11/09/14

Agnes Heller, TEMPO E SPAZIO





["She was often looking at the time, or perhaps constantly connecting through space by text" (Milano 2014). Foto Rb]


Sottotitolo: Orientamento verso il passato e verso il futuro. In Agnes Heller, L’uomo del Rinascimento (1967), Firenze, La Nuova Italia, 1977, pp. 247-89


A dispetto del loro fascino, non sappiamo quanto le grandi generalizzazioni possano avere una validità completa: un minimalismo moderno, prima ancora che tardomoderno, ci porta a dubitare che possa essere vero, in assoluto, quanto scrive Heller:

“Anche la trasformazione, ossia la particolare interpretazione dei concetti di tempo e di spazio, mostra la scarsa differenziazione del pensiero quotidiano e di quello scientifico nell’epoca rinascimentale. Nessuna di queste categorie riceve un’interpretazione tale da oltrepassare i limiti dell’immaginabile. Dell’idea di spazio, ad ogni modo, possiamo dire che è già deantropologizzata, mentre il concetto di tempo, fino alla fine, è sempre riferito all’uomo” (p. 247).

Mah. Viene da domandarsi: non è tutto, proprio tutto, antropologizzato nell’interpretazione umana? E come si possono superare i limiti dell’immaginabile: non è anche l’inimmaginabile un aspetto degli estremi dell’immaginabile? Due elementi tipici della fantascienza, che è dopotutto erede dell’utopia cui qui si riferisce Heller.

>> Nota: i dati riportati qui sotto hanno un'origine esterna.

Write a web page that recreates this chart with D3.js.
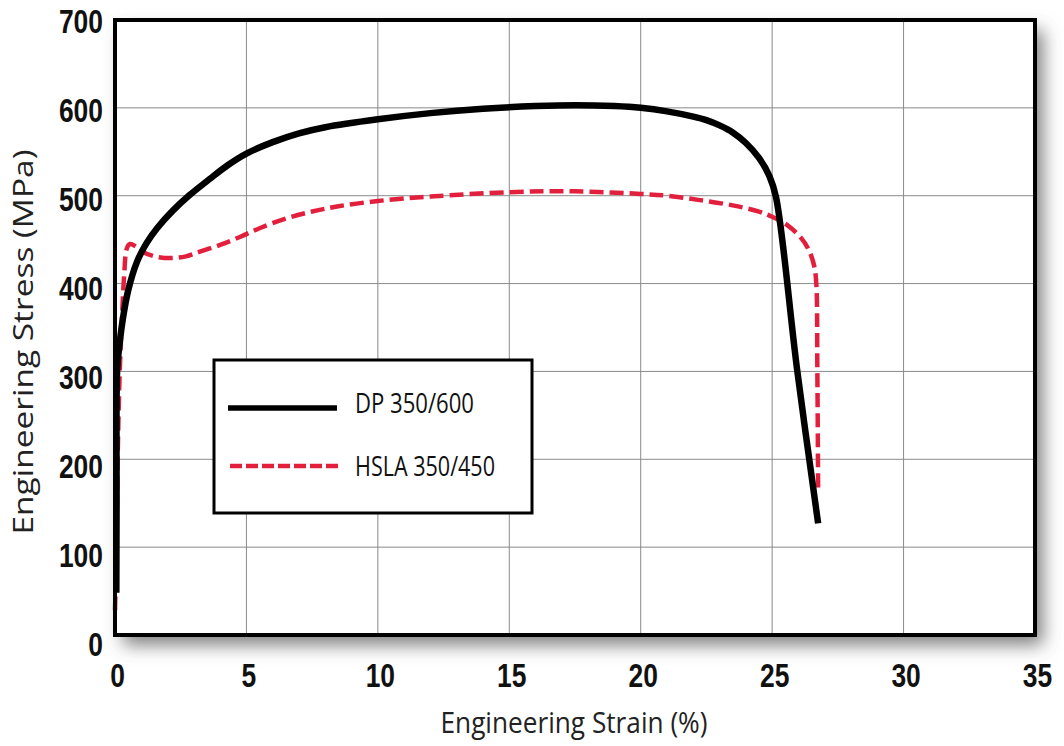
<!DOCTYPE html>
<html>

<head>
    <meta charset="utf-8">
    <script src="https://d3js.org/d3.v7.min.js"></script>
    <style>
        body {
            margin: 0;
            background: #fff;
        }
    </style>
</head>

<body>
    <div id="chart"></div>
    <script>
        // DP 350/600 (solid black)
        var dpStrain = [0.05, 0.06, 0.08, 0.15, 0.3, 0.5, 0.84, 1.2, 1.6, 2.2, 2.85, 3.6, 4.3, 5, 6, 7, 8, 10, 12, 14, 16, 17.5, 19, 20, 21, 22, 22.5, 23, 23.5, 24, 24.5, 24.9, 25.15, 25.95, 26.75];
        var dpStress = [48, 150, 300, 325, 360, 392, 425, 446, 463, 483, 501, 519, 535, 548, 561, 571, 578, 587, 594, 599, 602, 603, 602, 600, 596, 590, 586, 580, 572, 560, 543, 522, 498, 302, 127];
        // HSLA 350/450 (red dashed)
        var hslaStrain = [0, 0.05, 0.1, 0.18, 0.25, 0.35, 0.45, 0.57, 0.8, 1.06, 1.5, 2.1, 2.7, 3.2, 4, 4.75, 5.5, 6.5, 7.5, 8.5, 10, 12, 15, 17.5, 20, 21, 22.25, 23.5, 24.5, 25, 25.6, 26.1, 26.4, 26.6, 26.68, 26.72, 26.75];
        var hslaStress = [28, 90, 200, 300, 350, 410, 440, 445, 442, 436, 431, 429, 431, 436, 444, 453, 463, 474, 482, 488, 494, 499, 504, 505, 502, 500, 495, 489, 482, 476, 466, 452, 438, 420, 400, 300, 162];

        var xTicks = [0, 5, 10, 15, 20, 25, 30, 35];
        var yTicks = [0, 100, 200, 300, 400, 500, 600, 700];
        var legendNames = ["DP 350/600", "HSLA 350/450"];

        var W = 1064, H = 746;
        var svg = d3.select("#chart").append("svg")
            .attr("width", W)
            .attr("height", H);

        var x = d3.scaleLinear().domain([0, 35]).range([115, 1035]);
        var y = d3.scaleLinear().domain([0, 700]).range([635, 20]);
        // labels sit a bit lower than their grid lines in the original
        var yLab = d3.scaleLinear().domain([0, 700]).range([644, 21]);

        var defs = svg.append("defs");
        var f = defs.append("filter").attr("id", "shadow")
            .attr("x", "-5%").attr("y", "-5%").attr("width", "115%").attr("height", "120%");
        f.append("feDropShadow")
            .attr("dx", 8).attr("dy", 10)
            .attr("stdDeviation", 9)
            .attr("flood-color", "#555")
            .attr("flood-opacity", 0.75);

        // plot background with shadow
        svg.append("rect")
            .attr("x", x(0)).attr("y", y(700))
            .attr("width", x(35) - x(0)).attr("height", y(0) - y(700))
            .attr("fill", "#fff")
            .attr("filter", "url(#shadow)");

        // grid
        svg.append("g").selectAll("line")
            .data(xTicks.slice(1, -1))
            .join("line")
            .attr("x1", function (d) { return x(d); })
            .attr("x2", function (d) { return x(d); })
            .attr("y1", y(700)).attr("y2", y(0))
            .attr("stroke", "#8a8a8a").attr("stroke-width", 1);
        svg.append("g").selectAll("line")
            .data(yTicks.slice(1, -1))
            .join("line")
            .attr("y1", function (d) { return y(d); })
            .attr("y2", function (d) { return y(d); })
            .attr("x1", x(0)).attr("x2", x(35))
            .attr("stroke", "#8a8a8a").attr("stroke-width", 1);

        // curves
        var line = d3.line()
            .x(function (d) { return x(d[0]); })
            .y(function (d) { return y(d[1]); })
            .curve(d3.curveCatmullRom.alpha(0.5));

        var hsla = d3.zip(hslaStrain, hslaStress);
        var dp = d3.zip(dpStrain, dpStress);

        svg.append("path")
            .datum(hsla)
            .attr("d", line)
            .attr("fill", "none")
            .attr("stroke", "#e2203d")
            .attr("stroke-width", 4.5)
            .attr("stroke-dasharray", "14,6");

        svg.append("path")
            .datum(dp)
            .attr("d", line)
            .attr("fill", "none")
            .attr("stroke", "#000")
            .attr("stroke-width", 6.5)
            .attr("stroke-linejoin", "round");

        // frame
        svg.append("rect")
            .attr("x", x(0)).attr("y", y(700))
            .attr("width", x(35) - x(0)).attr("height", y(0) - y(700))
            .attr("fill", "none")
            .attr("stroke", "#000")
            .attr("stroke-width", 4);

        // axes (labels only)
        var xAxis = svg.append("g")
            .attr("transform", "translate(2,0)")
            .call(d3.axisBottom(x).tickValues(xTicks).tickSize(0).tickPadding(0).tickFormat(d3.format("d")));
        xAxis.select(".domain").remove();
        xAxis.selectAll("text")
            .attr("y", 687)
            .attr("dy", 0);

        var yAxis = svg.append("g")
            .call(d3.axisLeft(yLab).tickValues(yTicks).tickSize(0).tickPadding(0).tickFormat(d3.format("d")));
        yAxis.select(".domain").remove();
        yAxis.selectAll("text")
            .attr("x", 103)
            .attr("dy", "0.36em");

        svg.selectAll(".tick text")
            .attr("font-family", "'Liberation Sans', Arial, sans-serif")
            .attr("font-weight", "bold")
            .attr("font-size", 33)
            .attr("fill", "#111")
            .each(function () {
                var w = this.getComputedTextLength();
                d3.select(this)
                    .attr("textLength", w * 0.8)
                    .attr("lengthAdjust", "spacingAndGlyphs");
            });

        // axis titles
        svg.append("text")
            .attr("x", 574).attr("y", 733)
            .attr("text-anchor", "middle")
            .attr("font-family", "'Open Sans', sans-serif")
            .attr("font-size", 30)
            .attr("fill", "#222")
            .attr("textLength", 267)
            .attr("lengthAdjust", "spacingAndGlyphs")
            .text("Engineering Strain (%)");

        svg.append("text")
            .attr("transform", "translate(33,342) rotate(-90)")
            .attr("text-anchor", "middle")
            .attr("font-family", "'Open Sans', sans-serif")
            .attr("font-size", 28)
            .attr("fill", "#222")
            .attr("textLength", 385)
            .attr("lengthAdjust", "spacingAndGlyphs")
            .text("Engineering Stress (MPa)");

        // legend
        var lg = svg.append("g");
        lg.append("rect")
            .attr("x", 214).attr("y", 360)
            .attr("width", 318).attr("height", 153)
            .attr("fill", "#fff")
            .attr("stroke", "#000")
            .attr("stroke-width", 3);
        lg.append("line")
            .attr("x1", 228).attr("x2", 337)
            .attr("y1", 408).attr("y2", 408)
            .attr("stroke", "#000").attr("stroke-width", 5.5);
        lg.append("line")
            .attr("x1", 230).attr("x2", 341)
            .attr("y1", 466).attr("y2", 466)
            .attr("stroke", "#e2203d").attr("stroke-width", 4.5)
            .attr("stroke-dasharray", "12,4");
        lg.selectAll("text.lbl")
            .data(legendNames)
            .join("text")
            .attr("class", "lbl")
            .attr("x", 355)
            .attr("y", function (d, i) { return i === 0 ? 413 : 476; })
            .attr("font-family", "'Open Sans', sans-serif")
            .attr("font-size", 28)
            .attr("fill", "#111")
            .attr("textLength", function (d, i) { return i === 0 ? 119 : 140; })
            .attr("lengthAdjust", "spacingAndGlyphs")
            .text(function (d) { return d; });
    </script>
</body>

</html>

Secondo Heller, “la filosofia naturale del Rinascimento non conosce il concetto di tempo” inteso come “categoria”, ovvero “concetto astratto” (p. 250). Tuttavia, continua Heller, “il tempo è uno dei problemi principali della filosofia sociale” (p. 251) ed enuclea il tempo come termine, il tempo come continuità e il tempo come ritmo, dimensioni interconnesse della vita individuale e dell’operato sociale.

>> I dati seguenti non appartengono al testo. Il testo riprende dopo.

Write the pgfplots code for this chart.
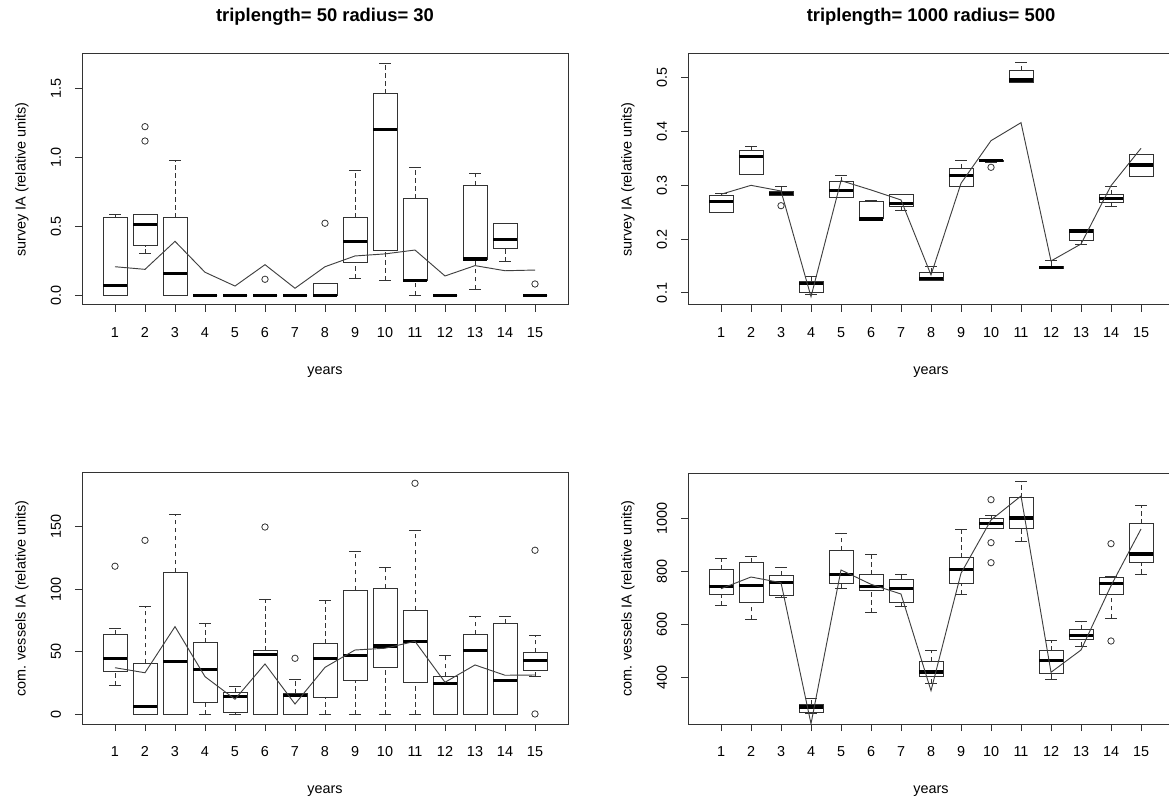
\documentclass[border=0pt]{standalone}
\usepackage{fontspec}
\setmainfont{Liberation Sans}
\usepackage{pgfplots}
\pgfplotsset{compat=1.18}

\pgfplotsset{
  boxl/.style={black!80, line width=0.75pt, mark=none, solid},
  whl/.style={black!80, line width=0.75pt, mark=none, dash pattern=on 3.5pt off 2.5pt},
  medl/.style={black, line width=2.3pt, mark=none, solid},
  outl/.style={only marks, mark=o, mark size=2.4pt, black!80, mark options={solid, line width=0.6pt}},
  rline/.style={black!75, line width=0.7pt, mark=none, solid},
  rpanel/.style={
    scale only axis, width=364.5pt, height=188.25pt, anchor=south west,
    xmin=-0.1, xmax=16.1, xtick={1,...,15},
    tick align=outside, major tick length=5.25pt,
    xtick pos=lower, ytick pos=left,
    axis line style={black!80, line width=0.75pt},
    major tick style={black!80, line width=0.75pt},
    tick label style={font=\fontsize{10.8}{12}\selectfont, text=black},
    /pgf/number format/assume math mode=true,
    xticklabel style={anchor=base, yshift=-19.4pt},
    yticklabel style={xshift=-14.25pt, rotate=90, anchor=center},
    xlabel={years},
    every axis x label/.style={at={(axis description cs:0.5,0)}, anchor=center, yshift=-50.25pt, font=\fontsize{10.8}{12}\selectfont},
    every axis y label/.style={at={(axis description cs:-0.1235,0.5)}, rotate=90, anchor=center, font=\fontsize{10.8}{12}\selectfont},
    title style={at={(axis description cs:0.5,1)}, anchor=center, yshift=22pt, font=\fontsize{13.8}{16}\selectfont\bfseries},
  },
}
% \bx{position}{lower whisker}{lower quartile}{median}{upper quartile}{upper whisker}
\newcommand{\bx}[6]{%
  \pgfmathsetmacro\xl{#1-0.4}\pgfmathsetmacro\xr{#1+0.4}%
  \pgfmathsetmacro\cl{#1-0.2}\pgfmathsetmacro\cr{#1+0.2}%
  \addplot[whl] coordinates {(#1,#2) (#1,#3)};
  \addplot[whl] coordinates {(#1,#5) (#1,#6)};
  \addplot[boxl] coordinates {(\cl,#2) (\cr,#2)};
  \addplot[boxl] coordinates {(\cl,#6) (\cr,#6)};
  \addplot[boxl] coordinates {(\xl,#3) (\xr,#3) (\xr,#5) (\xl,#5) (\xl,#3)};
  \addplot[medl] coordinates {(\xl,#4) (\xr,#4)};
}

\begin{document}
\begin{tikzpicture}
\begin{scope}
\clip (0,0) rectangle (876.75pt,599.25pt);

% ---------- top left ----------
\begin{axis}[rpanel, at={(61.5pt,370.5pt)},
  ymin=-0.0703, ymax=1.7486,
  ytick={0,0.5,1,1.5}, yticklabels={0.0,0.5,1.0,1.5},
  ylabel={survey IA (relative units)},
  title={triplength= 50 radius= 30}]
\bx{1}{0}{0}{0.070}{0.562}{0.587}
\bx{2}{0.30}{0.36}{0.514}{0.587}{0.587}
\bx{3}{0}{0}{0.159}{0.562}{0.978}
\bx{4}{0}{0}{0}{0}{0}
\bx{5}{0}{0}{0}{0}{0}
\bx{6}{0}{0}{0}{0}{0}
\bx{7}{0}{0}{0}{0}{0}
\bx{8}{0}{0}{0}{0.082}{0.082}
\bx{9}{0.120}{0.241}{0.389}{0.562}{0.901}
\bx{10}{0.104}{0.321}{1.203}{1.459}{1.678}
\bx{11}{0}{0.104}{0.104}{0.700}{0.925}
\bx{12}{0}{0}{0}{0}{0}
\bx{13}{0.043}{0.263}{0.263}{0.797}{0.881}
\bx{14}{0.244}{0.338}{0.403}{0.522}{0.522}
\bx{15}{0}{0}{0}{0}{0}
\addplot[outl] coordinates {(2,1.222) (2,1.118) (6,0.116) (8,0.522) (15,0.082)};
\addplot[rline] coordinates {(1,0.207) (2,0.188) (3,0.391) (4,0.167) (5,0.067) (6,0.222) (7,0.051) (8,0.207) (9,0.285) (10,0.300) (11,0.328) (12,0.140) (13,0.215) (14,0.178) (15,0.183)};
\end{axis}

% ---------- top right ----------
\begin{axis}[rpanel, at={(516pt,370.5pt)},
  ymin=0.0777, ymax=0.544,
  ytick={0.1,0.2,0.3,0.4,0.5}, yticklabels={0.1,0.2,0.3,0.4,0.5},
  ylabel={survey IA (relative units)},
  title={triplength= 1000 radius= 500}]
\bx{1}{0.2492}{0.2492}{0.2704}{0.2808}{0.284}
\bx{2}{0.3205}{0.3205}{0.354}{0.3644}{0.3718}
\bx{3}{0.281}{0.2815}{0.2845}{0.2877}{0.297}
\bx{4}{0.098}{0.100}{0.1168}{0.121}{0.130}
\bx{5}{0.2778}{0.2778}{0.290}{0.3063}{0.318}
\bx{6}{0.2375}{0.2375}{0.2375}{0.2704}{0.271}
\bx{7}{0.2537}{0.2598}{0.2654}{0.2827}{0.2827}
\bx{8}{0.1223}{0.1223}{0.1273}{0.1385}{0.1496}
\bx{9}{0.2975}{0.2975}{0.3187}{0.331}{0.3453}
\bx{10}{0.3425}{0.3435}{0.3453}{0.3468}{0.3475}
\bx{11}{0.4902}{0.4902}{0.4957}{0.5137}{0.5279}
\bx{12}{0.1455}{0.146}{0.148}{0.150}{0.161}
\bx{13}{0.191}{0.1966}{0.2152}{0.2177}{0.2177}
\bx{14}{0.2604}{0.2673}{0.276}{0.2827}{0.2975}
\bx{15}{0.3155}{0.3155}{0.3378}{0.3577}{0.3577}
\addplot[outl] coordinates {(3,0.2622) (10,0.3335)};
\addplot[rline] coordinates {(1,0.2834) (2,0.300) (3,0.2895) (4,0.0932) (5,0.3087) (6,0.2914) (7,0.2728) (8,0.1335) (9,0.3038) (10,0.383) (11,0.4164) (12,0.1595) (13,0.191) (14,0.2994) (15,0.3688)};
\end{axis}

% ---------- bottom left ----------
\begin{axis}[rpanel, at={(61.5pt,56.25pt)},
  ymin=-7.4, ymax=192.4,
  ytick={0,50,100,150}, yticklabels={0,50,100,150},
  ylabel={com. vessels IA (relative units)}]
\bx{1}{22.9}{34.0}{44.9}{64.0}{68.5}
\bx{2}{0}{0}{6.9}{40.9}{86.0}
\bx{3}{0}{0}{42.0}{113.4}{159.2}
\bx{4}{0}{9.9}{36.1}{57.1}{72.5}
\bx{5}{0.3}{2.1}{14.3}{17.8}{22.6}
\bx{6}{0}{0}{48.1}{51.0}{92.1}
\bx{7}{0}{0}{15.4}{16.5}{28.2}
\bx{8}{0}{13.3}{44.6}{56.3}{91.3}
\bx{9}{0}{27.4}{47.0}{99.0}{130.3}
\bx{10}{0}{37.7}{54.7}{100.6}{117.4}
\bx{11}{0}{25.8}{58.4}{83.1}{146.3}
\bx{12}{0}{0}{25.0}{30.6}{47.5}
\bx{13}{0}{0}{51.0}{64.0}{78.3}
\bx{14}{0}{0}{27.4}{72.5}{78.3}
\bx{15}{30.3}{35.0}{43.3}{49.7}{62.9}
\addplot[outl] coordinates {(1,118.2) (2,138.8) (6,149.4) (7,44.9) (11,184.2) (15,130.9) (15,0.6)};
\addplot[rline] coordinates {(1,37.4) (2,33.4) (3,70.1) (4,30.3) (5,12.3) (6,40.4) (7,8.5) (8,37.7) (9,51.5) (10,52.9) (11,58.4) (12,25.8) (13,39.6) (14,31.4) (15,31.6)};
\end{axis}

% ---------- bottom right ----------
\begin{axis}[rpanel, at={(516pt,56.25pt)},
  ymin=223.8, ymax=1170.9,
  ytick={400,600,800,1000}, yticklabels={400,600,800,1000},
  ylabel={com. vessels IA (relative units)}]
\bx{1}{670.2}{713.2}{743.4}{806}{847.6}
\bx{2}{618.9}{683}{745.7}{832.5}{857.7}
\bx{3}{703}{709.4}{757}{784.9}{815}
\bx{4}{263}{269}{287.9}{298}{319.3}
\bx{5}{734}{755.8}{788.7}{879.2}{943.4}
\bx{6}{643.8}{726.8}{742}{787.2}{864.2}
\bx{7}{668}{680.4}{734.3}{769.8}{787.2}
\bx{8}{375.9}{402.3}{420}{460.4}{503}
\bx{9}{713.2}{755.8}{806}{850.2}{958.5}
\bx{10}{962.3}{962.3}{979.6}{998.5}{1009.8}
\bx{11}{911.7}{962.3}{1001}{1076.6}{1137}
\bx{12}{393.6}{416.2}{464.2}{500.4}{538.1}
\bx{13}{515.5}{540.8}{558.5}{579.6}{609.8}
\bx{14}{622.6}{710.6}{753.2}{775.8}{779.8}
\bx{15}{789.8}{832.5}{865.3}{979.6}{1046.4}
\addplot[outl] coordinates {(10,1070.2) (10,908) (10,832.5) (14,904.2) (14,537)};
\addplot[rline] coordinates {(1,734.3) (2,778.5) (3,757) (4,225) (5,805) (6,750.9) (7,714.3) (8,349.5) (9,792.5) (10,993.6) (11,1084) (12,418.9) (13,503) (14,745.7) (15,959.6)};
\end{axis}
\end{scope}

\pgfresetboundingbox
\path[use as bounding box] (0,0) rectangle (876.75pt,599.25pt);
\end{tikzpicture}
\end{document}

Prevale l’istante, cfr. il Borgia di Machiavelli e il suo operato attivistico da homo novus (p. 262).

Il tempo come continuità si troverebbe, secondo Heller, “solo ed esclusivamente in relazione all’evoluzione della scienza e della tecnica” (p. 267).

Il ritmo è accelerato rispetto al Medioevo; ed Heller fornisce esempi shakespeariani da Riccardo II e Enrico IV. Il ritmo regolare sta “al di fuori della società”, nella natura (p. 275).

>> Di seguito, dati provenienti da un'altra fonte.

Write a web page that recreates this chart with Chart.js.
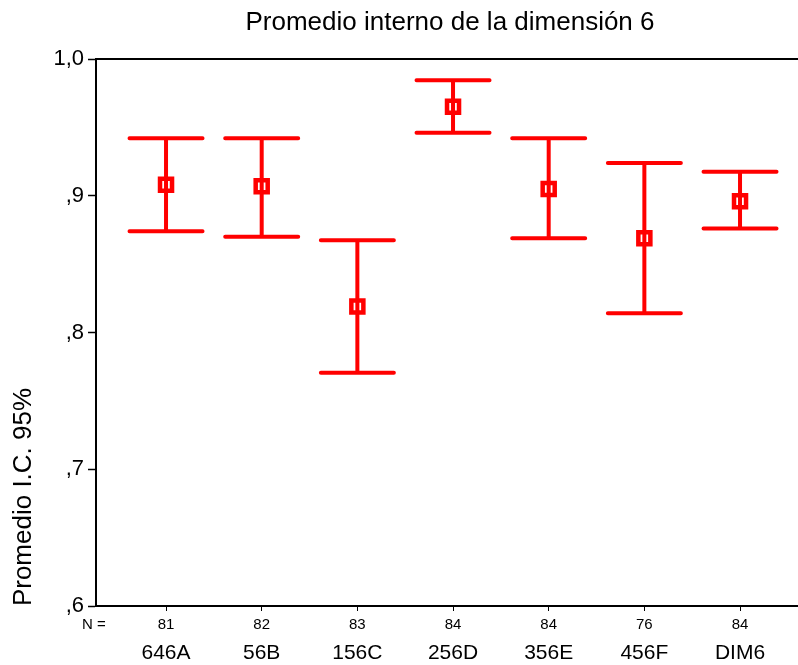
<!DOCTYPE html>
<html>
<head>
<meta charset="utf-8">
<script src="https://cdn.jsdelivr.net/npm/chart.js@4/dist/chart.umd.min.js"></script>
<style>
  html, body { margin: 0; padding: 0; background: #fff; }
  #wrap { width: 798px; height: 665px; }
</style>
</head>
<body>
<div id="wrap"><canvas id="c" width="798" height="665"></canvas></div>
<script>
// Groups along the horizontal axis
const categories = ['646A', '56B', '156C', '256D', '356E', '456F', 'DIM6'];
// Sample sizes per group
const nValues = [81, 82, 83, 84, 84, 76, 84];
// Group means and 95% confidence limits
const means = [0.908, 0.907, 0.819, 0.965, 0.905, 0.869, 0.896];
const lowerCI = [0.874, 0.870, 0.7705, 0.946, 0.869, 0.814, 0.876];
const upperCI = [0.942, 0.942, 0.8675, 0.9845, 0.942, 0.924, 0.9175];
// Vertical axis ticks
const yTicks = [0.6, 0.7, 0.8, 0.9, 1.0];

const RED = '#ff0000';
const FONT = "'Liberation Sans', Arial, Helvetica, sans-serif";

// Confidence-interval whiskers, drawn on top of the mean markers
const errorBars = {
  id: 'errorBars',
  afterDatasetsDraw(chart) {
    const { ctx, scales: { x, y } } = chart;
    ctx.save();
    ctx.strokeStyle = RED;
    ctx.lineWidth = 4;
    ctx.lineCap = 'round';
    const half = 36.5;
    categories.forEach((_, i) => {
      const px = x.getPixelForValue(i);
      const yl = y.getPixelForValue(lowerCI[i]);
      const yu = y.getPixelForValue(upperCI[i]);
      ctx.beginPath();
      ctx.moveTo(px, yu); ctx.lineTo(px, yl);
      ctx.moveTo(px - half, yu); ctx.lineTo(px + half, yu);
      ctx.moveTo(px - half, yl); ctx.lineTo(px + half, yl);
      ctx.stroke();
    });
    ctx.restore();
  }
};

// Title, frame top line, axis title and the N row
const decorations = {
  id: 'decorations',
  afterDraw(chart) {
    const { ctx, chartArea: a, scales: { x } } = chart;
    ctx.save();
    // top frame line
    ctx.strokeStyle = '#000';
    ctx.lineWidth = 2;
    ctx.beginPath();
    ctx.moveTo(a.left - 1, a.top);
    ctx.lineTo(chart.width, a.top);
    ctx.stroke();

    ctx.fillStyle = '#000';
    ctx.textBaseline = 'middle';
    // chart title
    ctx.font = '26px ' + FONT;
    ctx.textAlign = 'center';
    ctx.fillText('Promedio interno de la dimensión 6', 450, 23);

    // vertical axis title
    ctx.save();
    ctx.translate(24, 497);
    ctx.rotate(-Math.PI / 2);
    ctx.font = '26px ' + FONT;
    ctx.fillText('Promedio I.C. 95%', 0, 0);
    ctx.restore();

    // N row
    ctx.font = '15px ' + FONT;
    ctx.textAlign = 'center';
    ctx.fillText('N =', 94, 625);
    nValues.forEach((n, i) => {
      ctx.fillText(String(n), x.getPixelForValue(i), 625);
    });
    ctx.restore();
  }
};

new Chart(document.getElementById('c'), {
  type: 'scatter',
  data: {
    datasets: [{
      data: means.map((m, i) => ({ x: i, y: m })),
      pointStyle: 'rect',
      pointRadius: 8.5,
      pointHoverRadius: 8.5,
      pointBorderWidth: 4.5,
      pointBorderColor: RED,
      pointBackgroundColor: '#ffffff'
    }]
  },
  options: {
    responsive: false,
    animation: false,
    devicePixelRatio: 1,
    layout: { autoPadding: false, padding: { top: 59, left: 0, right: 0, bottom: 0 } },
    plugins: {
      legend: { display: false },
      tooltip: { enabled: false },
      title: { display: false }
    },
    scales: {
      x: {
        type: 'linear',
        min: -0.732,
        max: 6.606,
        afterBuildTicks: s => { s.ticks = categories.map((_, i) => ({ value: i })); },
        afterFit: s => { s.height = 59; s.paddingLeft = 0; s.paddingRight = 0; },
        grid: { drawOnChartArea: false, drawTicks: true, tickLength: 5, tickColor: '#000', tickWidth: 1 },
        border: { display: true, color: '#000', width: 2 },
        ticks: {
          autoSkip: false,
          maxRotation: 0,
          padding: 30,
          color: '#000',
          font: { family: FONT, size: 21 },
          callback: v => categories[v] ?? ''
        }
      },
      y: {
        min: 0.6,
        max: 1.0,
        afterBuildTicks: s => { s.ticks = yTicks.map(v => ({ value: v })); },
        afterFit: s => { s.width = 96; s.paddingTop = 0; s.paddingBottom = 0; },
        grid: { drawOnChartArea: false, drawTicks: true, tickLength: 8, tickColor: '#000', tickWidth: 1.5 },
        border: { display: true, color: '#000', width: 2 },
        ticks: {
          padding: 4,
          color: '#000',
          font: { family: FONT, size: 22 },
          callback: v => v.toFixed(1).replace('.', ',').replace(/^0/, '')
        }
      }
    }
  },
  plugins: [errorBars, decorations]
});
</script>
</body>
</html>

Sostiene Heller che manca al Rinascimento la dimensione del futuro come prospettiva. Anche nelle utopie. “L’utopismo antico si orienta decisamene verso il passato […]. Dal XVIII secolo in poi, l’utopismo è realmente proiettato verso il futuro […]. L’utopismo rinascimentale vive invece nel presente”: così Bacone come Moro.

Solo l’azione sociale pratica, non la speculazione teorico-filosofica dell’utopia, sarebbe orientata sul futuro:

“Gli uomini del Rinascimento non avevano […] lo scopo di realizzare una società ‘nuova’ e ‘migliore’: non fu una prospettiva di questo genere a determinare le loro azioni, come successe invece per gli illuministi. Quindi essi non potevano disporre di un’ideologia orientata verso il futuro, ma potevano disporre di una prassi orientata verso il futuro” (p. 288).

Quest’ultima riflessione pare piuttosto contraddittoria (una prassi non corrispondente all’ideologia?); e pare più consona a far quadrare i conti ideologici dell’impostazione di Heller che fondata sull’osservazione della realtà effettuale degli scritti rinascimentali. Forse, però, pecchiamo per eccesso di buon senso.